* **Task goal**: Collect each line containing "Output".

· · · ·

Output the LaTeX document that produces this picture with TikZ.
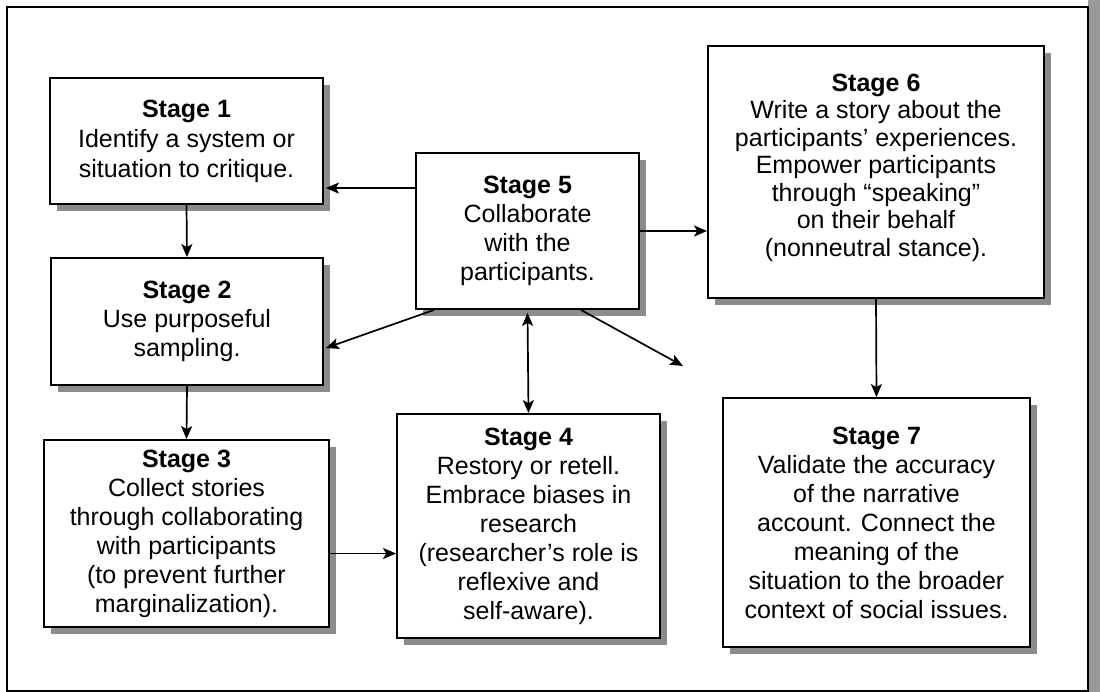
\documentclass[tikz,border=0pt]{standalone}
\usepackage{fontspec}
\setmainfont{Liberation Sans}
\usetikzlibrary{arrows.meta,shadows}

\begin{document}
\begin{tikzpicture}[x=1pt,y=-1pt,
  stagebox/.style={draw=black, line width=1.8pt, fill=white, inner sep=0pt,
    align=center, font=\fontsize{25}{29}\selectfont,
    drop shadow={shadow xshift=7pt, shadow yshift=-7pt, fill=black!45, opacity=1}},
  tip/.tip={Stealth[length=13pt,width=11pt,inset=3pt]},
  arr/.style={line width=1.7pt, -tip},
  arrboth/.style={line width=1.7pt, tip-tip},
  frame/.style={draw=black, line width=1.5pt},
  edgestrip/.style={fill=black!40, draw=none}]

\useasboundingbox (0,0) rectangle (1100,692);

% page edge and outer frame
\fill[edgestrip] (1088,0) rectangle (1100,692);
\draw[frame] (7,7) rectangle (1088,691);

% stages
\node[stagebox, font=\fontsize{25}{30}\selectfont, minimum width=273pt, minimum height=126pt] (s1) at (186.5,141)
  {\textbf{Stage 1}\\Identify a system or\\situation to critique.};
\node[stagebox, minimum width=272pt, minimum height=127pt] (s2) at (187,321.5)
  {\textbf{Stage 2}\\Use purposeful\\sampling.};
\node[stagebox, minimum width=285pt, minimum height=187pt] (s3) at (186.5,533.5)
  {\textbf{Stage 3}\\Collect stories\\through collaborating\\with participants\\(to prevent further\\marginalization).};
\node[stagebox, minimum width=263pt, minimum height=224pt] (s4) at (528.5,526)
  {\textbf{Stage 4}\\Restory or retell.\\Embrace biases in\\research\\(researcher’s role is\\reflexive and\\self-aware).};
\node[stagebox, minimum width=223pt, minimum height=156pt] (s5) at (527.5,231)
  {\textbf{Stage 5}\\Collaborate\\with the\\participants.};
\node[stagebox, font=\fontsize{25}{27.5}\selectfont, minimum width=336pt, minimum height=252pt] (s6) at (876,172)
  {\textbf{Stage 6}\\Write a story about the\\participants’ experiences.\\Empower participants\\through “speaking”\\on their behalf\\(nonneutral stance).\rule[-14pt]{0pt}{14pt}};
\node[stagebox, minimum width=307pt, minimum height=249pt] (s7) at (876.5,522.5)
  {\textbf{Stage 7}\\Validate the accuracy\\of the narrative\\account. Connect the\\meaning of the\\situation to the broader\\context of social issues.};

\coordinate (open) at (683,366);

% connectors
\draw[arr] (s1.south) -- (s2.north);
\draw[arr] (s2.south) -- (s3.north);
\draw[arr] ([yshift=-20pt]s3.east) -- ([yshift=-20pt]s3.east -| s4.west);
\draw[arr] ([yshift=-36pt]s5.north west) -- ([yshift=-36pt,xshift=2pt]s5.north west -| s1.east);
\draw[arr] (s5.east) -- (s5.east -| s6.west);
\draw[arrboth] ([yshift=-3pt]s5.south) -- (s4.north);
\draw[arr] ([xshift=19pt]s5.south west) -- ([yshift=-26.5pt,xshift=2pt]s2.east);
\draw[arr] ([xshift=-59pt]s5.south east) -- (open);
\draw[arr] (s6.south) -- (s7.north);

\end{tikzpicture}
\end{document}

· · · ·

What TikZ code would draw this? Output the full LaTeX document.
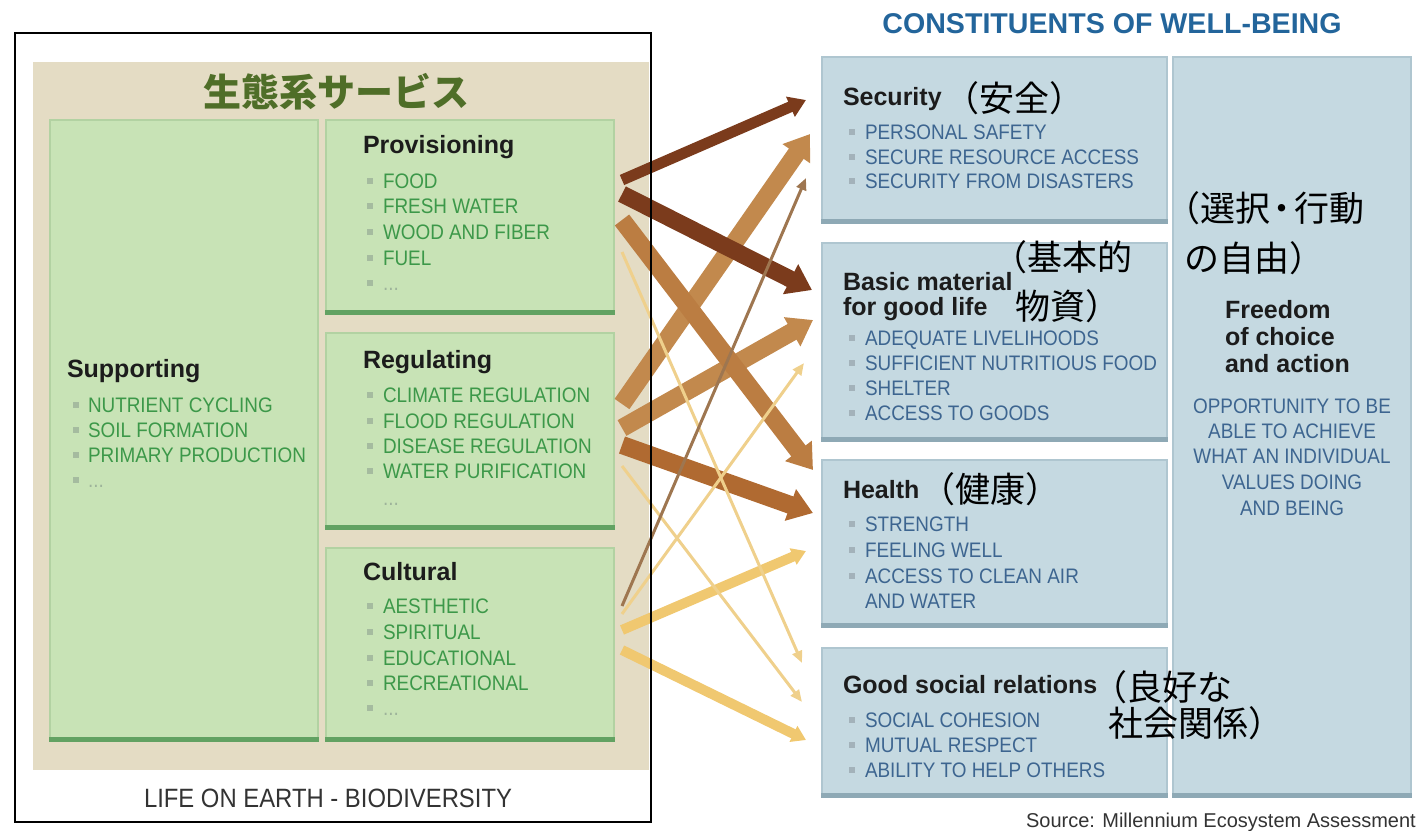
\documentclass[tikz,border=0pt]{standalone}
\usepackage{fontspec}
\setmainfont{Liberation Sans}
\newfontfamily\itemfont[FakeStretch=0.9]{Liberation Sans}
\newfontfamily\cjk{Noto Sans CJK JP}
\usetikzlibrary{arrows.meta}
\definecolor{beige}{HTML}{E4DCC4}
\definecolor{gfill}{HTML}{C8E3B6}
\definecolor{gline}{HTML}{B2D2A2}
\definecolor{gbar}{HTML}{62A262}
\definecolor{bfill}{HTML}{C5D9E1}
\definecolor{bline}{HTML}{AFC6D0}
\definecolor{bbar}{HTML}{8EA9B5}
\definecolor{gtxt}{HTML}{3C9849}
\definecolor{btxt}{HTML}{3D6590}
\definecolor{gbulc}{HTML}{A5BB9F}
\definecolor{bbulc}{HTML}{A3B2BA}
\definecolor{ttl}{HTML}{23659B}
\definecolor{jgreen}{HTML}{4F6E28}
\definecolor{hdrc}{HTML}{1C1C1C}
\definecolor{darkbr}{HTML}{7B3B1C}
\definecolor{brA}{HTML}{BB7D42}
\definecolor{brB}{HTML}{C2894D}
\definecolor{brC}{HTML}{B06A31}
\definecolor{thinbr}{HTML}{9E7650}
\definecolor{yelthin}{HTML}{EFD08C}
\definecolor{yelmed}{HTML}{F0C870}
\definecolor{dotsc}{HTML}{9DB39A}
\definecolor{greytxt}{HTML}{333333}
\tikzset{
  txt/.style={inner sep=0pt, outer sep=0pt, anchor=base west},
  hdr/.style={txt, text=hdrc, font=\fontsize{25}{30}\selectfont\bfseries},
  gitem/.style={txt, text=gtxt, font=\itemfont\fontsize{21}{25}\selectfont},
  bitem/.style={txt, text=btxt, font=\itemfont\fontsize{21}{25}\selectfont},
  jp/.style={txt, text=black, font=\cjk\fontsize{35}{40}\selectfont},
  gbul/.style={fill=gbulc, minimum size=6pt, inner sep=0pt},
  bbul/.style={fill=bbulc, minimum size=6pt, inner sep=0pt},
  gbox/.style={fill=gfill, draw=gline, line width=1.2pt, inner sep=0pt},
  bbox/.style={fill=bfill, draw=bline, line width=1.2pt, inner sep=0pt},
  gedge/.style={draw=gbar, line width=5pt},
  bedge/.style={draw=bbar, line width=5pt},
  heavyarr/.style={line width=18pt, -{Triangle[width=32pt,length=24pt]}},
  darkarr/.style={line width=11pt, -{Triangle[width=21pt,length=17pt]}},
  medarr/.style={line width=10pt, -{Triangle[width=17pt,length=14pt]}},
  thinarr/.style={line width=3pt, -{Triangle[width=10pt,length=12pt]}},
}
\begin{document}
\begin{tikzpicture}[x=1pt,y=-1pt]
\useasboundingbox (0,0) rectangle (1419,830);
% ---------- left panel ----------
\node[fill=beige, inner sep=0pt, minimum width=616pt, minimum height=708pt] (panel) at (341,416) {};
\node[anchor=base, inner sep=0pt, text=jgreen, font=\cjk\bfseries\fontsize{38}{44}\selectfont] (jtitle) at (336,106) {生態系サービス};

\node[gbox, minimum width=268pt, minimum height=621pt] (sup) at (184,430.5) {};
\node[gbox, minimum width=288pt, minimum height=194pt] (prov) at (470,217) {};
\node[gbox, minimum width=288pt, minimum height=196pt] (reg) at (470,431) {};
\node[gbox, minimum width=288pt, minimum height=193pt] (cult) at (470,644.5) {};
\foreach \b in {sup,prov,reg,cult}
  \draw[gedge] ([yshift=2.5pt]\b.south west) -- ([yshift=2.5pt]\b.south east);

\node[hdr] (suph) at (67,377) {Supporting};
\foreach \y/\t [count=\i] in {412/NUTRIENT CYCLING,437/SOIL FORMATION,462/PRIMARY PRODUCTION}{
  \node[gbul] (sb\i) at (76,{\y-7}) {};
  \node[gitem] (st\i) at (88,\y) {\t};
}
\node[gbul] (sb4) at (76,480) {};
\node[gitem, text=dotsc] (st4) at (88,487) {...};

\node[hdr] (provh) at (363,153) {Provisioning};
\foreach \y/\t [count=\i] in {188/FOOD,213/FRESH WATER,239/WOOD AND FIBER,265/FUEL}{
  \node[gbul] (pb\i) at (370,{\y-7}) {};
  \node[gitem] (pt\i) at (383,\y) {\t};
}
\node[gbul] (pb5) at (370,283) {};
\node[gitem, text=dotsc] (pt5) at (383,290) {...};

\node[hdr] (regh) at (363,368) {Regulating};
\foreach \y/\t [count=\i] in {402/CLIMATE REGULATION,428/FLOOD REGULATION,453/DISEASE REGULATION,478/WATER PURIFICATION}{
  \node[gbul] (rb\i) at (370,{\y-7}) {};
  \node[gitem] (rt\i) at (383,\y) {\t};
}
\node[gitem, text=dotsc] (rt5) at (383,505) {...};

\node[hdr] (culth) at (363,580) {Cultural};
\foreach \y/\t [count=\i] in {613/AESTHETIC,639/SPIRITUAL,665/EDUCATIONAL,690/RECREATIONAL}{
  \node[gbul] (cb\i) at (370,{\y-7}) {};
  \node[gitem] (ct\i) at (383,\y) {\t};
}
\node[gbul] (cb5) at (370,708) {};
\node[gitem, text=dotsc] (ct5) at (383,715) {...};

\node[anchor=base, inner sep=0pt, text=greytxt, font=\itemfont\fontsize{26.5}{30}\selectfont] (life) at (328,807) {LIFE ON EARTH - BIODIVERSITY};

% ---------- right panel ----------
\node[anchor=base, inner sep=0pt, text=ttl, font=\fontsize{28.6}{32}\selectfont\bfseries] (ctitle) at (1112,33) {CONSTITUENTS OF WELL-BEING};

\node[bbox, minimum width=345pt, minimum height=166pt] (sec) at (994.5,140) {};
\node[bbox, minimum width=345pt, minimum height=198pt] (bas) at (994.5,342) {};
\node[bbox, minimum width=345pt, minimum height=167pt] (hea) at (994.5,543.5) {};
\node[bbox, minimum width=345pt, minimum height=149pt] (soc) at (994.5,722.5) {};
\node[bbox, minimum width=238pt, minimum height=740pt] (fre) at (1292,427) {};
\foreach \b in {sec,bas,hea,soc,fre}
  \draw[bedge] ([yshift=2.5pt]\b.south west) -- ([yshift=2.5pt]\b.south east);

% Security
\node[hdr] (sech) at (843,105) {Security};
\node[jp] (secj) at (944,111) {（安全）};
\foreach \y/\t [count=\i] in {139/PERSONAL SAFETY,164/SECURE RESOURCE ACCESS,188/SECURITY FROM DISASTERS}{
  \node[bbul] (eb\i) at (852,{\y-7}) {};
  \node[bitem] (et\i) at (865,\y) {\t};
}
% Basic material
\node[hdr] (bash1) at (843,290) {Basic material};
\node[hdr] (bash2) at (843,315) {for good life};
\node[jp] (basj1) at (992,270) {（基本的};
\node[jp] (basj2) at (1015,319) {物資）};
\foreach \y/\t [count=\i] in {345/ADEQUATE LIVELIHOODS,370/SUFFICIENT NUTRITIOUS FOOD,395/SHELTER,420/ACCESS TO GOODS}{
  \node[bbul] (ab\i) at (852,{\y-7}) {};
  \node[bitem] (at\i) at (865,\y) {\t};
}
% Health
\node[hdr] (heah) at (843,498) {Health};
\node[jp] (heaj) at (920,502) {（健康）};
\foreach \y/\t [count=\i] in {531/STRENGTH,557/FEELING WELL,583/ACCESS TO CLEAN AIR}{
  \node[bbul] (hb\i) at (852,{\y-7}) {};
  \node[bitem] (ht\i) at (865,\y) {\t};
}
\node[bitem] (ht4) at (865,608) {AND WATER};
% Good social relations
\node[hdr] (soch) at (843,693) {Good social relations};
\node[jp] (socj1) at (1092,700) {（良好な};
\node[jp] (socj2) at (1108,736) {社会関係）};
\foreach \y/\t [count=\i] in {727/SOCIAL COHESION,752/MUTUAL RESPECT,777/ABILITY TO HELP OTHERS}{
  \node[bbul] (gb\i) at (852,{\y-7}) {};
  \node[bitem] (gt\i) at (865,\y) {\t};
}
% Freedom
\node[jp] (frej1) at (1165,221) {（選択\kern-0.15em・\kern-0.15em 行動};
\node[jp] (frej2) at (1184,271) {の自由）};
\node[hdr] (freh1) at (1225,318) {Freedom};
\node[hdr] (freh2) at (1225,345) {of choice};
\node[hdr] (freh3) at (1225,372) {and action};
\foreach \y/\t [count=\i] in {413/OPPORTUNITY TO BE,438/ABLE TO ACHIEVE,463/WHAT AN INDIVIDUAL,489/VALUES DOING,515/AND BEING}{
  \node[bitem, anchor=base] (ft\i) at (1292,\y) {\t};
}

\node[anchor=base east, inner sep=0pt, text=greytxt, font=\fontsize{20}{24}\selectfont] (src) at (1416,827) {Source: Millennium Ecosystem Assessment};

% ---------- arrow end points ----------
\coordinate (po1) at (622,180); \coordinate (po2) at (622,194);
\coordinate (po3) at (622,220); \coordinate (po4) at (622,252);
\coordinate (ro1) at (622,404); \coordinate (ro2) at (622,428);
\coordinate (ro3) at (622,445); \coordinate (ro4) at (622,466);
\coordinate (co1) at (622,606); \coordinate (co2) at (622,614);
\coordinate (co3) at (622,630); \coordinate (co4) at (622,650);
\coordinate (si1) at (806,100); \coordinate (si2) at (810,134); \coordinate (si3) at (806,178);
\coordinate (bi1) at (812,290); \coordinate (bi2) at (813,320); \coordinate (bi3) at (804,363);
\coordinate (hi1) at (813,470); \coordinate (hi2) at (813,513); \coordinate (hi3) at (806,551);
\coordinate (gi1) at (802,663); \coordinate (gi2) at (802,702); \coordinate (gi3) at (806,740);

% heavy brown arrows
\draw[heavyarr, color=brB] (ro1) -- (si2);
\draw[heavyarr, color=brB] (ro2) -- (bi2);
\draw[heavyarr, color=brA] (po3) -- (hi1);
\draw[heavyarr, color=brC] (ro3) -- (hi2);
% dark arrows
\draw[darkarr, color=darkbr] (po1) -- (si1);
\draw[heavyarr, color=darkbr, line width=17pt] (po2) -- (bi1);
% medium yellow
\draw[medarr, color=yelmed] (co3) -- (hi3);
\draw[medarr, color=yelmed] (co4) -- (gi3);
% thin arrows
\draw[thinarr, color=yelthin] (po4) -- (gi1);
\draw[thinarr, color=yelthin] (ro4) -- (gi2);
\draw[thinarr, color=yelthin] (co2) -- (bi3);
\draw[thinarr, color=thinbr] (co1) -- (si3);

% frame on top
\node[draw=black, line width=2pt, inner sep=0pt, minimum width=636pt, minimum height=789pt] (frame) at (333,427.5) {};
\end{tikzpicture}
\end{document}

· · · ·

* **Exercise response**:
Output the LaTeX document that produces this picture with TikZ.
What TikZ code would draw this? Output the full LaTeX document.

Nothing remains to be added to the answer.